Le ministère allemand de l’Économie a exprimé, lors d’une conférence de presse récente, sa volonté de réexaminer les sanctions européennes prévues en 2025 pour les constructeurs automobiles qui ne respectent pas les seuils d’émissions de dioxyde de carbone (CO2). Cette initiative fait suite à des échanges avec la France, où le ministre de l’Industrie, Marc Ferracci, soutient également une suspension temporaire de ces amendes pour répondre aux défis que rencontre l’industrie automobile en Europe.
Les amendes imposées par la norme européenne CAFE (Corporate Average Fuel Economy) visent à encourager les constructeurs automobiles à réduire progressivement les émissions de leurs véhicules. Un nouveau seuil d’exigence doit entrer en vigueur dès janvier 2025, imposant des contraintes supplémentaires aux constructeurs. Cependant, avec la concurrence des fabricants chinois, les coûts énergétiques croissants et une baisse de la demande mondiale, cette échéance est perçue comme un poids supplémentaire pour l’industrie automobile allemande.
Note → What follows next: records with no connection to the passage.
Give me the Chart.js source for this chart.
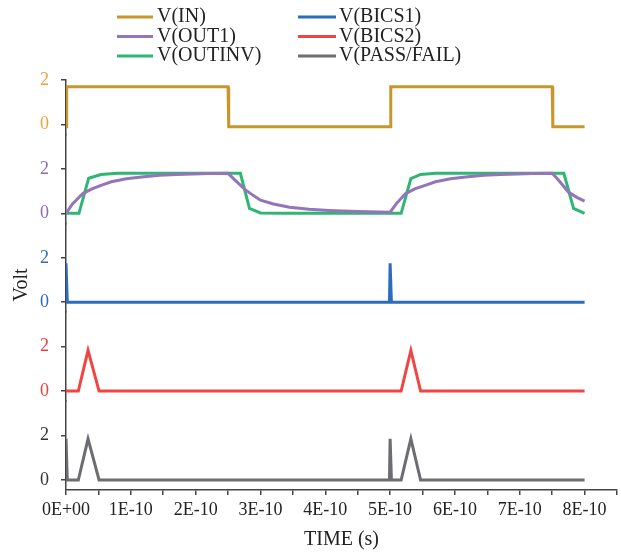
<!DOCTYPE html>
<html>
<head>
<meta charset="utf-8">
<script src="https://cdn.jsdelivr.net/npm/chart.js@4"></script>
<style>
  html, body { margin: 0; padding: 0; background: #fff; }
  #wrap { width: 621px; height: 552px; }
</style>
</head>
<body>
<div id="wrap"><canvas id="chart" width="621" height="552"></canvas></div>
<script>
// time values are in units of 1E-10 s
const inTime = [0, 0.01, 2.5, 2.51, 5.0, 5.01, 7.5, 7.51, 8.0];
const inVolt = [-0.1, 1.7, 1.7, -0.1, -0.1, 1.7, 1.7, -0.1, -0.1];

const out1Time = [0, 0.1, 0.26, 0.4, 0.54, 0.7, 0.93, 1.2, 1.45, 1.7, 1.96, 2.2, 2.5,
  2.6, 2.75, 2.88, 3.0, 3.2, 3.45, 3.75, 4.06, 4.5, 5.0,
  5.1, 5.24, 5.38, 5.54, 5.7, 5.93, 6.2, 6.45, 6.7, 6.96, 7.2, 7.5,
  7.6, 7.75, 7.88, 8.0];
const out1Volt = [0, 0.42, 0.89, 1.1, 1.26, 1.42, 1.56, 1.65, 1.71, 1.75, 1.77, 1.79, 1.8,
  1.52, 1.1, 0.82, 0.59, 0.42, 0.27, 0.18, 0.13, 0.08, 0.05,
  0.45, 0.89, 1.1, 1.26, 1.42, 1.56, 1.65, 1.71, 1.75, 1.77, 1.79, 1.8,
  1.49, 0.96, 0.72, 0.55];

const outInvTime = [0, 0.2, 0.35, 0.54, 0.8, 2.69, 2.83, 3.0, 3.3, 5.17, 5.32, 5.47, 5.7, 7.68, 7.83, 8.0];
const outInvVolt = [0, 0, 1.58, 1.75, 1.8, 1.8, 0.22, 0.02, 0, 0, 1.56, 1.75, 1.8, 1.8, 0.22, 0];

const bics1Time = [0, 0.02, 4.99, 5.0, 5.02, 8.0];
const bics1Volt = [1.75, 0, 0, 1.75, 0, 0];

const bics2Time = [0, 0.19, 0.34, 0.51, 5.17, 5.32, 5.47, 8.0];
const bics2Volt = [0, 0, 1.83, 0, 0, 1.83, 0, 0];

const passTime = [0, 0.02, 0.19, 0.34, 0.51, 4.99, 5.0, 5.02, 5.17, 5.32, 5.47, 8.0];
const passVolt = [1.85, 0, 0, 1.85, 0, 0, 1.85, 0, 0, 1.85, 0, 0];

// y tick marks per panel, and which of them carry a label
const panelTicks = [0, 1, 2, 3];
const topPanelTicks = [0, 1, 2];
const labeledVolts = [0, 2];

const FONT = "'Liberation Serif', 'DejaVu Serif', serif";

const pts = (ts, vs) => ts.map((t, i) => ({ x: t, y: vs[i] }));

const series = [
  { label: "V(IN)", data: pts(inTime, inVolt), color: "#c9962c", axis: "yIn" },
  { label: "V(OUT1)", data: pts(out1Time, out1Volt), color: "#9475b9", axis: "yOut" },
  { label: "V(OUTINV)", data: pts(outInvTime, outInvVolt), color: "#2fb574", axis: "yOut" },
  { label: "V(BICS1)", data: pts(bics1Time, bics1Volt), color: "#2b6cbe", axis: "yB1" },
  { label: "V(BICS2)", data: pts(bics2Time, bics2Volt), color: "#f04545", axis: "yB2" },
  { label: "V(PASS/FAIL)", data: pts(passTime, passVolt), color: "#6c6c71", axis: "yPF" }
];

const legendPlugin = {
  id: "twoColLegend",
  afterDraw(chart) {
    const { ctx } = chart;
    const cols = [{ x0: 117, x1: 153, tx: 157 }, { x0: 298, x1: 336, tx: 339 }];
    const rows = [17, 36.5, 56];
    ctx.save();
    ctx.font = `20px ${FONT}`;
    ctx.textBaseline = "middle";
    ctx.textAlign = "left";
    chart.data.datasets.forEach((ds, i) => {
      const c = cols[Math.floor(i / 3)];
      const y = rows[i % 3];
      ctx.strokeStyle = ds.borderColor;
      ctx.lineWidth = 3;
      ctx.beginPath();
      ctx.moveTo(c.x0, y);
      ctx.lineTo(c.x1, y);
      ctx.stroke();
      ctx.fillStyle = "#222";
      ctx.fillText(ds.label, c.tx, y);
    });
    // shared y title
    const { top, bottom } = chart.chartArea;
    ctx.translate(22, (top + bottom) / 2);
    ctx.rotate(-Math.PI / 2);
    ctx.textAlign = "center";
    ctx.fillText("Volt", 0, 0);
    ctx.restore();
  }
};

function yAxis(min, max, weight, color, tickValues) {
  return {
    type: "linear",
    position: "left",
    stack: "volt",
    stackWeight: weight,
    min, max,
    afterFit: s => { s.width = 66; },
    afterBuildTicks: s => { s.ticks = tickValues.map(value => ({ value })); },
    border: { display: true, color: "#444", width: 1.5 },
    grid: { drawOnChartArea: false, drawTicks: true, tickLength: 5, color: "#444", lineWidth: 1.5 },
    ticks: {
      padding: 12,
      color,
      font: { family: FONT, size: 18 },
      callback: v => labeledVolts.includes(v) ? String(v) : ""
    }
  };
}

new Chart(document.getElementById("chart"), {
  type: "line",
  data: {
    datasets: series.map(s => ({
      label: s.label,
      data: s.data,
      yAxisID: s.axis,
      borderColor: s.color,
      backgroundColor: s.color,
      borderWidth: 3,
      pointRadius: 0,
      tension: 0,
      fill: false
    }))
  },
  plugins: [legendPlugin],
  options: {
    responsive: false,
    animation: false,
    layout: { padding: { top: 80, right: 3, left: 0, bottom: 0 } },
    plugins: { legend: { display: false }, tooltip: { enabled: false } },
    scales: {
      x: {
        type: "linear",
        min: 0,
        max: 8.5,
        afterFit: s => { s.height = 62; },
        border: { display: true, color: "#444", width: 1.5 },
        grid: { drawOnChartArea: false, drawTicks: true, tickLength: 5, color: "#444", lineWidth: 1.5 },
        ticks: {
          stepSize: 0.5,
          includeBounds: false,
          padding: 4,
          maxRotation: 0,
          autoSkip: false,
          color: "#222",
          font: { family: FONT, size: 18 },
          callback: v => {
            if (!Number.isInteger(v) || v > 8) return "";
            return v === 0 ? "0E+00" : `${v}E-10`;
          }
        },
        title: {
          display: true,
          text: "TIME (s)",
          color: "#222",
          font: { family: FONT, size: 20 },
          padding: { top: 2, bottom: 0 }
        }
      },
      // defined bottom-to-top: later stacked axes sit higher
      yPF: yAxis(-0.45, 3.55, 4, "#333", panelTicks),
      yB2: yAxis(-0.45, 3.55, 4, "#f03c3c", panelTicks),
      yB1: yAxis(-0.45, 3.55, 4, "#2b6cbe", panelTicks),
      yOut: yAxis(-0.45, 3.55, 4, "#8f6ab6", panelTicks),
      yIn: yAxis(-0.45, 2.0, 2.45, "#e9a63e", topPanelTicks)
    }
  }
});
</script>
</body>
</html>
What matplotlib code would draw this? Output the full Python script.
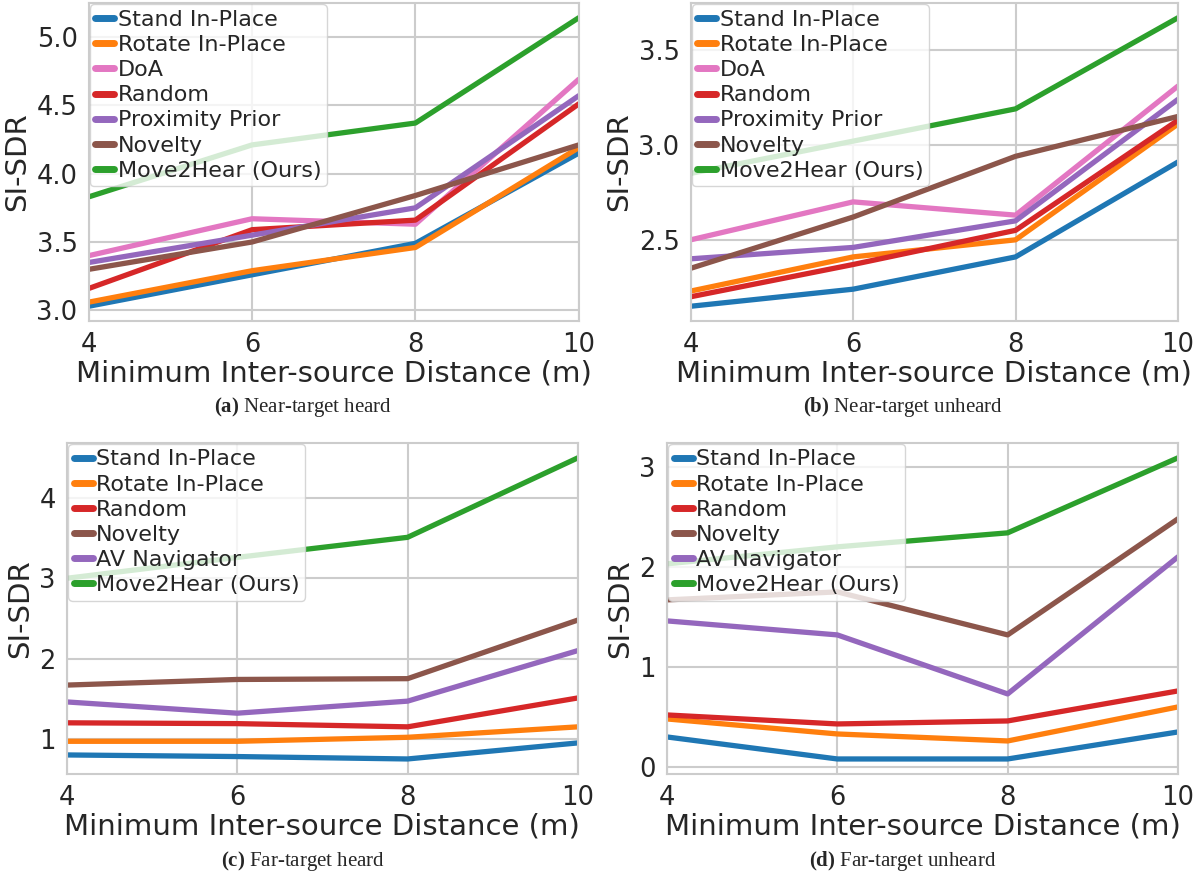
import numpy as np
import matplotlib
matplotlib.use("Agg")
import matplotlib.pyplot as plt
import seaborn as sns

# estilo seaborn (grade branca)
sns.set_theme(style="whitegrid")
plt.rcParams['font.family'] = ['DejaVu Sans']
plt.rcParams['mathtext.fontset'] = 'custom'
plt.rcParams['mathtext.rm'] = 'Liberation Serif'
plt.rcParams['mathtext.bf'] = 'Liberation Serif:bold'
plt.rcParams['grid.linewidth'] = 1.5
plt.rcParams['axes.linewidth'] = 1.5

# dados
distancias = [4, 6, 8, 10]

# (a) near-target heard
a_stand = [3.03, 3.26, 3.49, 4.15]
a_rotate = [3.06, 3.29, 3.46, 4.19]
a_doa = [3.40, 3.67, 3.63, 4.69]
a_random = [3.16, 3.59, 3.66, 4.51]
a_proximity = [3.35, 3.55, 3.75, 4.57]
a_novelty = [3.30, 3.50, 3.84, 4.21]
a_move2hear = [3.83, 4.21, 4.37, 5.14]

# (b) near-target unheard
b_stand = [2.15, 2.24, 2.41, 2.91]
b_rotate = [2.23, 2.41, 2.50, 3.11]
b_doa = [2.50, 2.70, 2.63, 3.31]
b_random = [2.20, 2.37, 2.55, 3.13]
b_proximity = [2.40, 2.46, 2.60, 3.24]
b_novelty = [2.35, 2.62, 2.94, 3.15]
b_move2hear = [2.85, 3.02, 3.19, 3.67]

# (c) far-target heard
c_stand = [0.80, 0.78, 0.75, 0.95]
c_rotate = [0.97, 0.97, 1.02, 1.15]
c_random = [1.20, 1.19, 1.15, 1.51]
c_novelty = [1.67, 1.74, 1.75, 2.48]
c_avnav = [1.46, 1.32, 1.47, 2.10]
c_move2hear = [3.00, 3.26, 3.51, 4.50]

# (d) far-target unheard
d_stand = [0.30, 0.08, 0.08, 0.35]
d_rotate = [0.48, 0.33, 0.26, 0.60]
d_random = [0.52, 0.43, 0.46, 0.76]
d_novelty = [1.67, 1.75, 1.32, 2.48]
d_avnav = [1.46, 1.32, 0.73, 2.10]
d_move2hear = [2.03, 2.20, 2.34, 3.09]

nomes_near = ['Stand In-Place', 'Rotate In-Place', 'DoA', 'Random',
              'Proximity Prior', 'Novelty', 'Move2Hear (Ours)']
cores_near = ['#1f77b4', '#ff7f0e', '#e377c2', '#d62728',
              '#9467bd', '#8c564b', '#2ca02c']
nomes_far = ['Stand In-Place', 'Rotate In-Place', 'Random', 'Novelty',
             'AV Navigator', 'Move2Hear (Ours)']
cores_far = ['#1f77b4', '#ff7f0e', '#d62728', '#8c564b',
             '#9467bd', '#2ca02c']

paineis = [
    ([a_stand, a_rotate, a_doa, a_random, a_proximity, a_novelty, a_move2hear],
     nomes_near, cores_near, [3.0, 3.5, 4.0, 4.5, 5.0], '%.1f'),
    ([b_stand, b_rotate, b_doa, b_random, b_proximity, b_novelty, b_move2hear],
     nomes_near, cores_near, [2.5, 3.0, 3.5], '%.1f'),
    ([c_stand, c_rotate, c_random, c_novelty, c_avnav, c_move2hear],
     nomes_far, cores_far, [1, 2, 3, 4], '%d'),
    ([d_stand, d_rotate, d_random, d_novelty, d_avnav, d_move2hear],
     nomes_far, cores_far, [0, 1, 2, 3], '%d'),
]

legendas = [r'$\mathbf{(a)}$ Near-target heard',
            r'$\mathbf{(b)}$ Near-target unheard',
            r'$\mathbf{(c)}$ Far-target heard',
            r'$\mathbf{(d)}$ Far-target unheard']

posicoes = [
    [0.0738, 0.6335, 0.4077, 0.3627],
    [0.5746, 0.6335, 0.4054, 0.3627],
    [0.0557, 0.1154, 0.4251, 0.3786],
    [0.5549, 0.1154, 0.4251, 0.3786],
]
caption_xy = [(303, 407), (903, 407), (303, 861), (903, 861)]

fig = plt.figure(figsize=(12.02, 8.75), dpi=100)

for i, (series, nomes, cores, yticks, fmt) in enumerate(paineis):
    ax = fig.add_axes(posicoes[i])
    for ys, nome, cor in zip(series, nomes, cores):
        ax.plot(distancias, ys, color=cor, lw=3.8, label=nome)
    ax.set_xlim(4, 10)
    ax.set_xticks(distancias)
    ax.set_yticks(yticks)
    ax.set_yticklabels([fmt % v for v in yticks])
    ax.tick_params(axis='both', labelsize=18.5, pad=2)
    ax.set_xlabel('Minimum Inter-source Distance (m)', fontsize=21, labelpad=1)
    ax.set_ylabel('SI-SDR', fontsize=21, labelpad=4)
    leg = ax.legend(loc='upper left', fontsize=16, labelspacing=0.23,
                    handlelength=0.85, handletextpad=0.15, borderpad=0.25,
                    borderaxespad=0.05, framealpha=0.8)
    for linha in leg.get_lines():
        linha.set_linewidth(5)
        linha.set_solid_capstyle('round')
    cx, cy = caption_xy[i]
    fig.text(cx / 1202, 1 - cy / 875, legendas[i], ha='center', va='center',
             fontsize=15, family='Liberation Serif')

plt.savefig('out.png', dpi=100)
M. Ferracci a souligné qu’un report des sanctions à 2026 pourrait offrir un répit aux entreprises qui ont massivement investi dans l’électrification de leurs lignes de production ces dernières années. Cette mesure permettrait, selon lui, de renforcer la compétitivité des acteurs européens face aux constructeurs chinois, dont les véhicules électriques inondent actuellement le marché européen.
Des divergences au sein du gouvernement allemand
En Allemagne, la question de l’assouplissement des sanctions environnementales divise le gouvernement. Bernhard Kluttig, secrétaire d’État allemand à l’Économie, a précisé qu’aucune décision définitive n’avait encore été prise. Bien que certains membres du gouvernement, issus notamment du Parti social-démocrate (SPD) et des Verts, soient favorables à une approche plus flexible, d’autres, notamment les libéraux représentés par Christian Lindner, ministre des Finances, plaident pour des mesures plus radicales. M. Lindner souhaite non seulement la suppression des amendes, mais également une réévaluation de l’interdiction de vente des voitures thermiques neuves en 2035 dans l’Union européenne.
L’impact économique de la transition vers l’électrification est un sujet de préoccupation majeur pour l’Allemagne, où près de 140 000 emplois dans le secteur automobile pourraient disparaître d’ici 2035, d’après une étude de la fédération des constructeurs allemands VDA. Cette inquiétude est partagée par les acteurs du secteur au niveau européen : les équipementiers automobiles européens ont annoncé la suppression de 32 000 emplois au premier semestre 2024, soit un nombre de licenciements supérieur à celui enregistré pendant la pandémie de Covid-19.
Vers une décision européenne au premier semestre 2025
En réponse aux demandes de Berlin et de Paris, la décision finale devrait revenir à la Commission européenne, dont les nouveaux commissaires entreront en fonction en décembre prochain. L’objectif est de concilier la poursuite de la décarbonation de l’industrie automobile avec le maintien de la compétitivité des entreprises européennes.
M. Ferracci a également annoncé la préparation d’un « paquet législatif » au premier semestre 2025, destiné à soutenir à la fois la demande et les fabricants de véhicules en Europe. La France et l’Allemagne s’unissent ainsi pour renforcer les capacités de l’industrie automobile européenne face aux défis environnementaux et économiques, en mettant en avant une solution temporaire de soutien aux entreprises qui s’engagent dans la transition énergétique.